● Exercise prompt: All lines below must be repeated exactly, with the pictures omitted.

● Supplied material:
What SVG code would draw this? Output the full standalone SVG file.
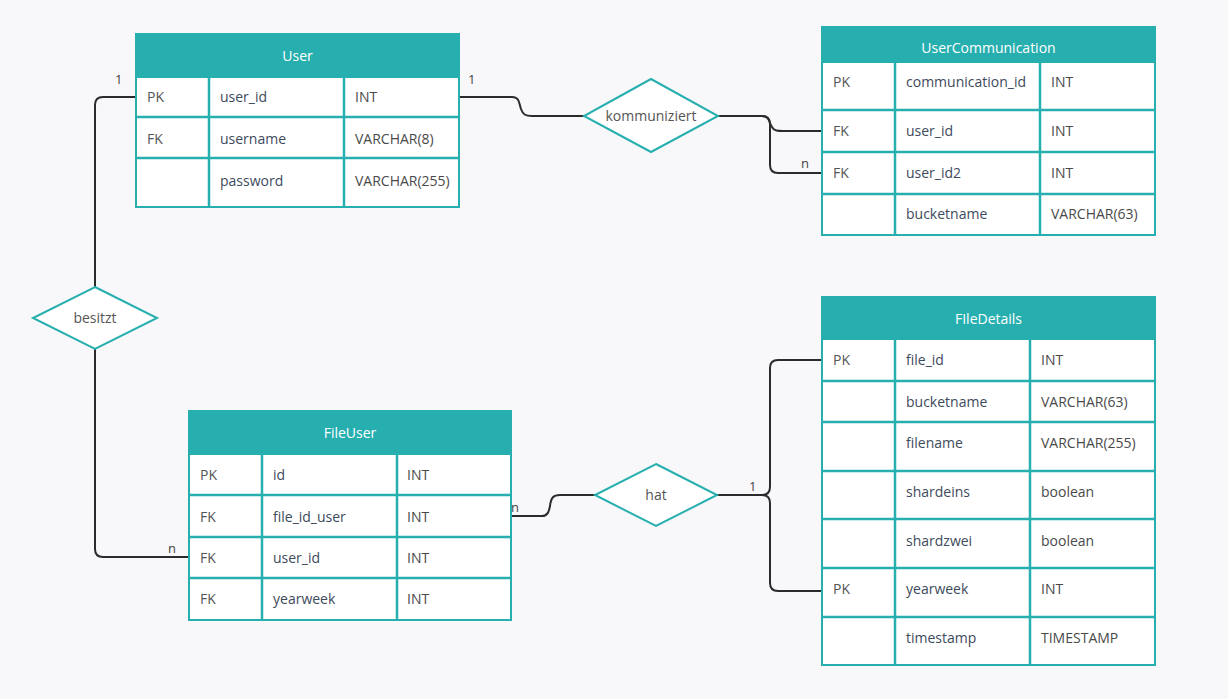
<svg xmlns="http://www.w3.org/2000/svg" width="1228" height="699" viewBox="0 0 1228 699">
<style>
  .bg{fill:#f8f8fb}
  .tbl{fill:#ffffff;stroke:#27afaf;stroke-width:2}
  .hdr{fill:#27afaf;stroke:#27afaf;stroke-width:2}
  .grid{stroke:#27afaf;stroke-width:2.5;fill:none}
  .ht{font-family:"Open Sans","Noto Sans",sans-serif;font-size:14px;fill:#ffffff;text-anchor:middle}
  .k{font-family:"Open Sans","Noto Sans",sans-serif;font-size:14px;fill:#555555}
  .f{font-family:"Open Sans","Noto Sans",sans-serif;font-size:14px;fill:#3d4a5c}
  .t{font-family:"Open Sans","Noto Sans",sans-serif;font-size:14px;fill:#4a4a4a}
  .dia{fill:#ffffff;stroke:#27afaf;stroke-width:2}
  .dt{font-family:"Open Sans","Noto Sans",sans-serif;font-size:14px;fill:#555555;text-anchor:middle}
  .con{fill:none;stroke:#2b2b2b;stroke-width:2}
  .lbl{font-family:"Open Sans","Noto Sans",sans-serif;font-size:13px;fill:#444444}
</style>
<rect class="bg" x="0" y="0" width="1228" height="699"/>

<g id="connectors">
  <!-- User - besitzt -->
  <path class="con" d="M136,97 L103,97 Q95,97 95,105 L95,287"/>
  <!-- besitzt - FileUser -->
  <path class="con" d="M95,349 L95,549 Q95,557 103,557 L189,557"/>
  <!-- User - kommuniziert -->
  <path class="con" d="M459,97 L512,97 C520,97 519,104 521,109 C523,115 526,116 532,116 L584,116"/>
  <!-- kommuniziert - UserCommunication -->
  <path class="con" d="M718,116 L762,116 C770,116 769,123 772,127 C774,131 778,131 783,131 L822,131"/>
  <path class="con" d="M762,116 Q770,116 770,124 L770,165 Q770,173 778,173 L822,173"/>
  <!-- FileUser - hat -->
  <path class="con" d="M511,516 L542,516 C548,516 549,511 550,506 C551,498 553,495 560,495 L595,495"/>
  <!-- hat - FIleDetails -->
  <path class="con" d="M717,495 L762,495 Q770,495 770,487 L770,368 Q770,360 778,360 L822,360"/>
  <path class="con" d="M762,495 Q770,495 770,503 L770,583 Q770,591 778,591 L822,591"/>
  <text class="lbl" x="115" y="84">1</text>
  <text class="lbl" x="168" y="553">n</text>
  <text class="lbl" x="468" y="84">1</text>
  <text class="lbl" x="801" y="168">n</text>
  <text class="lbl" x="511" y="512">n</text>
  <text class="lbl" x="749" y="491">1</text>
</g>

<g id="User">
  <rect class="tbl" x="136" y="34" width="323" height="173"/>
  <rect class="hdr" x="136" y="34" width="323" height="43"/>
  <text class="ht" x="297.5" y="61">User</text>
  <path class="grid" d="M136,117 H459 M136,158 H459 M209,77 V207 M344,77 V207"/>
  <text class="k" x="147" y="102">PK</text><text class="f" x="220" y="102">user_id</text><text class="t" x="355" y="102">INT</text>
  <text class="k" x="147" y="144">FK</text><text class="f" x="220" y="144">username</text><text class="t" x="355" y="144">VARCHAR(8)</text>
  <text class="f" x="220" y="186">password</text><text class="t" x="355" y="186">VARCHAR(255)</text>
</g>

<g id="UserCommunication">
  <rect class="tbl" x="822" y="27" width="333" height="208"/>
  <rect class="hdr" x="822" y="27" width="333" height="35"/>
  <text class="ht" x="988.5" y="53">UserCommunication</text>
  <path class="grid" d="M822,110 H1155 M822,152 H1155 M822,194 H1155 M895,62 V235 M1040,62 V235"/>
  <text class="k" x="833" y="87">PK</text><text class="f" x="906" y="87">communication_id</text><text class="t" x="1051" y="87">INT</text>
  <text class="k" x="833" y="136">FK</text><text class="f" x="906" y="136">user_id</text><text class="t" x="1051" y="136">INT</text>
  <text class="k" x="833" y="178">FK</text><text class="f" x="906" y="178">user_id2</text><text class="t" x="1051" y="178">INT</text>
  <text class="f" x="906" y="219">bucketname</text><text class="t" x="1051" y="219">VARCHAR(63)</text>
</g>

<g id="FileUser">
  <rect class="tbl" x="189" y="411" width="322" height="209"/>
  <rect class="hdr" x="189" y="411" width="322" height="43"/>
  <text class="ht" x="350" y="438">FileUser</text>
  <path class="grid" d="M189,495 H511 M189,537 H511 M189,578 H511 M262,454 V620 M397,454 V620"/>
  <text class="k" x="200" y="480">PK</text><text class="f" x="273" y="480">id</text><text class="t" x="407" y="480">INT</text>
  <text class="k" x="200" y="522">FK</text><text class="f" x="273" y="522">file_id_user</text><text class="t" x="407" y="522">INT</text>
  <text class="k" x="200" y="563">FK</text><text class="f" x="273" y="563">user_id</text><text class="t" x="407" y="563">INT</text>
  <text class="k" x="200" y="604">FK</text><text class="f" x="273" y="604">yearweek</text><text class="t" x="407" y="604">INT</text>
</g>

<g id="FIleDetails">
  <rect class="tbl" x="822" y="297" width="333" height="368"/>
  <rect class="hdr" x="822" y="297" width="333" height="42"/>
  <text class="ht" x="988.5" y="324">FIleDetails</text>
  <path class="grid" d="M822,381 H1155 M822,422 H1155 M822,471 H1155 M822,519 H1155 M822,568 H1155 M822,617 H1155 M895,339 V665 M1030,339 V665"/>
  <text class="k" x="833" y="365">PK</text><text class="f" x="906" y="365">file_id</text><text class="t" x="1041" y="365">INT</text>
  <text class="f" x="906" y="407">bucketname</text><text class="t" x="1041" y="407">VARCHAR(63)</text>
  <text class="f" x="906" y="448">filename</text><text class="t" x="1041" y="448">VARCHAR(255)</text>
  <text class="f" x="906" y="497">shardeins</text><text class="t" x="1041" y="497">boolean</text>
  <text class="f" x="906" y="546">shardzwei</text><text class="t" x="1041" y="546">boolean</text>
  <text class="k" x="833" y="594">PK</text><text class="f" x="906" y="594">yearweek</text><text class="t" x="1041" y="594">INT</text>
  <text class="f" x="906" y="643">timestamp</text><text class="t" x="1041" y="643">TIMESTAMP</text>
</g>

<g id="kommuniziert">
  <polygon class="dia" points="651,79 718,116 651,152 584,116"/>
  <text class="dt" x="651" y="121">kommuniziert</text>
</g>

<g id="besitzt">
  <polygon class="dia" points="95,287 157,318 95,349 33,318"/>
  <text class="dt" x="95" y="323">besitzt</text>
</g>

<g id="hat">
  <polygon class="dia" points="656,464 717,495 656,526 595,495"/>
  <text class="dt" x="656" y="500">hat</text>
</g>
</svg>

● Result of this exercise:
What SVG code would draw this? Output the full standalone SVG file.
<svg xmlns="http://www.w3.org/2000/svg" width="1228" height="699" viewBox="0 0 1228 699">
<style>
  .bg{fill:#f8f8fb}
  .tbl{fill:#ffffff;stroke:#27afaf;stroke-width:2}
  .hdr{fill:#27afaf;stroke:#27afaf;stroke-width:2}
  .grid{stroke:#27afaf;stroke-width:2.5;fill:none}
  .ht{font-family:"Open Sans","Noto Sans",sans-serif;font-size:14px;fill:#ffffff;text-anchor:middle}
  .k{font-family:"Open Sans","Noto Sans",sans-serif;font-size:14px;fill:#555555}
  .f{font-family:"Open Sans","Noto Sans",sans-serif;font-size:14px;fill:#3d4a5c}
  .t{font-family:"Open Sans","Noto Sans",sans-serif;font-size:14px;fill:#4a4a4a}
  .dia{fill:#ffffff;stroke:#27afaf;stroke-width:2}
  .dt{font-family:"Open Sans","Noto Sans",sans-serif;font-size:14px;fill:#555555;text-anchor:middle}
  .con{fill:none;stroke:#2b2b2b;stroke-width:2}
  .lbl{font-family:"Open Sans","Noto Sans",sans-serif;font-size:13px;fill:#444444}
</style>
<rect class="bg" x="0" y="0" width="1228" height="699"/>

<g id="connectors">
  <!-- User - besitzt -->
  <path class="con" d="M136,97 L103,97 Q95,97 95,105 L95,287"/>
  <!-- besitzt - FileUser -->
  <path class="con" d="M95,349 L95,549 Q95,557 103,557 L189,557"/>
  <!-- User - kommuniziert -->
  <path class="con" d="M459,97 L512,97 C520,97 519,104 521,109 C523,115 526,116 532,116 L584,116"/>
  <!-- kommuniziert - UserCommunication -->
  <path class="con" d="M718,116 L762,116 C770,116 769,123 772,127 C774,131 778,131 783,131 L822,131"/>
  <path class="con" d="M762,116 Q770,116 770,124 L770,165 Q770,173 778,173 L822,173"/>
  <!-- FileUser - hat -->
  <path class="con" d="M511,516 L542,516 C548,516 549,511 550,506 C551,498 553,495 560,495 L595,495"/>
  <!-- hat - FIleDetails -->
  <path class="con" d="M717,495 L762,495 Q770,495 770,487 L770,368 Q770,360 778,360 L822,360"/>
  <path class="con" d="M762,495 Q770,495 770,503 L770,583 Q770,591 778,591 L822,591"/>
  <text class="lbl" x="115" y="84">1</text>
  <text class="lbl" x="168" y="553">n</text>
  <text class="lbl" x="468" y="84">1</text>
  <text class="lbl" x="801" y="168">n</text>
  <text class="lbl" x="511" y="512">n</text>
  <text class="lbl" x="749" y="491">1</text>
</g>

<g id="User">
  <rect class="tbl" x="136" y="34" width="323" height="173"/>
  <rect class="hdr" x="136" y="34" width="323" height="43"/>
  <text class="ht" x="297.5" y="61">User</text>
  <path class="grid" d="M136,117 H459 M136,158 H459 M209,77 V207 M344,77 V207"/>
  <text class="k" x="147" y="102">PK</text><text class="f" x="220" y="102">user_id</text><text class="t" x="355" y="102">INT</text>
  <text class="k" x="147" y="144">FK</text><text class="f" x="220" y="144">username</text><text class="t" x="355" y="144">VARCHAR(8)</text>
  <text class="f" x="220" y="186">password</text><text class="t" x="355" y="186">VARCHAR(255)</text>
</g>

<g id="UserCommunication">
  <rect class="tbl" x="822" y="27" width="333" height="208"/>
  <rect class="hdr" x="822" y="27" width="333" height="35"/>
  <text class="ht" x="988.5" y="53">UserCommunication</text>
  <path class="grid" d="M822,110 H1155 M822,152 H1155 M822,194 H1155 M895,62 V235 M1040,62 V235"/>
  <text class="k" x="833" y="87">PK</text><text class="f" x="906" y="87">communication_id</text><text class="t" x="1051" y="87">INT</text>
  <text class="k" x="833" y="136">FK</text><text class="f" x="906" y="136">user_id</text><text class="t" x="1051" y="136">INT</text>
  <text class="k" x="833" y="178">FK</text><text class="f" x="906" y="178">user_id2</text><text class="t" x="1051" y="178">INT</text>
  <text class="f" x="906" y="219">bucketname</text><text class="t" x="1051" y="219">VARCHAR(63)</text>
</g>

<g id="FileUser">
  <rect class="tbl" x="189" y="411" width="322" height="209"/>
  <rect class="hdr" x="189" y="411" width="322" height="43"/>
  <text class="ht" x="350" y="438">FileUser</text>
  <path class="grid" d="M189,495 H511 M189,537 H511 M189,578 H511 M262,454 V620 M397,454 V620"/>
  <text class="k" x="200" y="480">PK</text><text class="f" x="273" y="480">id</text><text class="t" x="407" y="480">INT</text>
  <text class="k" x="200" y="522">FK</text><text class="f" x="273" y="522">file_id_user</text><text class="t" x="407" y="522">INT</text>
  <text class="k" x="200" y="563">FK</text><text class="f" x="273" y="563">user_id</text><text class="t" x="407" y="563">INT</text>
  <text class="k" x="200" y="604">FK</text><text class="f" x="273" y="604">yearweek</text><text class="t" x="407" y="604">INT</text>
</g>

<g id="FIleDetails">
  <rect class="tbl" x="822" y="297" width="333" height="368"/>
  <rect class="hdr" x="822" y="297" width="333" height="42"/>
  <text class="ht" x="988.5" y="324">FIleDetails</text>
  <path class="grid" d="M822,381 H1155 M822,422 H1155 M822,471 H1155 M822,519 H1155 M822,568 H1155 M822,617 H1155 M895,339 V665 M1030,339 V665"/>
  <text class="k" x="833" y="365">PK</text><text class="f" x="906" y="365">file_id</text><text class="t" x="1041" y="365">INT</text>
  <text class="f" x="906" y="407">bucketname</text><text class="t" x="1041" y="407">VARCHAR(63)</text>
  <text class="f" x="906" y="448">filename</text><text class="t" x="1041" y="448">VARCHAR(255)</text>
  <text class="f" x="906" y="497">shardeins</text><text class="t" x="1041" y="497">boolean</text>
  <text class="f" x="906" y="546">shardzwei</text><text class="t" x="1041" y="546">boolean</text>
  <text class="k" x="833" y="594">PK</text><text class="f" x="906" y="594">yearweek</text><text class="t" x="1041" y="594">INT</text>
  <text class="f" x="906" y="643">timestamp</text><text class="t" x="1041" y="643">TIMESTAMP</text>
</g>

<g id="kommuniziert">
  <polygon class="dia" points="651,79 718,116 651,152 584,116"/>
  <text class="dt" x="651" y="121">kommuniziert</text>
</g>

<g id="besitzt">
  <polygon class="dia" points="95,287 157,318 95,349 33,318"/>
  <text class="dt" x="95" y="323">besitzt</text>
</g>

<g id="hat">
  <polygon class="dia" points="656,464 717,495 656,526 595,495"/>
  <text class="dt" x="656" y="500">hat</text>
</g>
</svg>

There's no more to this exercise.